Carlos Maycotte, so you enjoy Risk a little too much and your friend forgot his wallet on the worst possible day (“Rolling the dice with a quick game of Risk,” Nov. 7, p. 3). Why do I care? Why does the rest of this school care? And most of all why did you have to waste our time with this column?
As I began to read I assumed it was some sort of metaphor leading into a larger theme or topic for discussion — like your previous columns on an advocacy of nap time, a discussion of a fictional wizard’s sexual orientation and the latest uncomfortable friend request, maybe from your girlfriend’s mother this time. But no, encountering something worth reading was, for yet another week, too much to hope for in your column. You really were giving us a play-by-play of the game Risk, vaguely relating it to your friend and a road trip you took and closing with a statement on how boring the game turns in the end.
You have the opportunity of having the attention, for a few minutes, of a significant number Boston University community members every week. Do something with it. Take a stance. Advise us. Give your opinion. Make us laugh. Tell us where to eat and which movie to watch. Inspire us to vote for someone.

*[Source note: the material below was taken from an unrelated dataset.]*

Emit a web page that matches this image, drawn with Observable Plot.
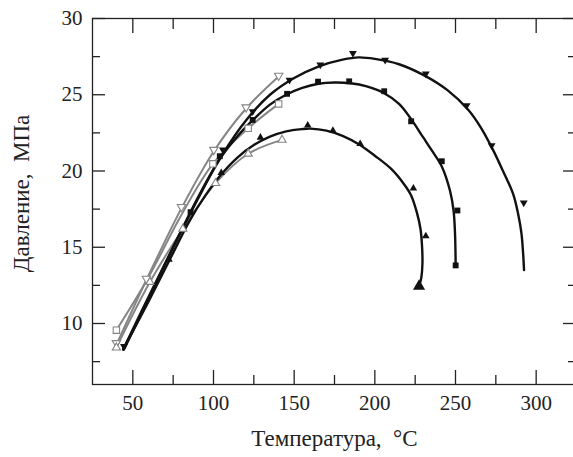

Just please don’t inspire me to write this letter. Don’t ruin my breakfast reading and don’t make me wish I had begun playing Sudoku a few minutes earlier.
This is the FreeP, not the New York Times, I get it; standards are more lax and license is ample. But put enough thought and effort into your column such that I’m not angry at myself for thinking you might have written something worthwhile this week. Please begin to show some respect for both yourself as a contributor to the paper and the BU community that has no choice but to put up with your incompetence. I know this is “only a collegiate newspaper” but try a little harder to achieve some sort of journalistic or editorial aptitude.
You ended this particular column with the sentence “Eventually we’ll all go drink and dread the next day, because, honestly, Professor Plum is too obvious an answer.” The paper only has eight pages to work with so don’t waste your little section on such rubbish as you have so far. If not, eventually, we’ll all go drink our coffee and dread the next installment of your column or actually skip it altogether. Because, honestly, your column has been as interesting as a cigarette butt.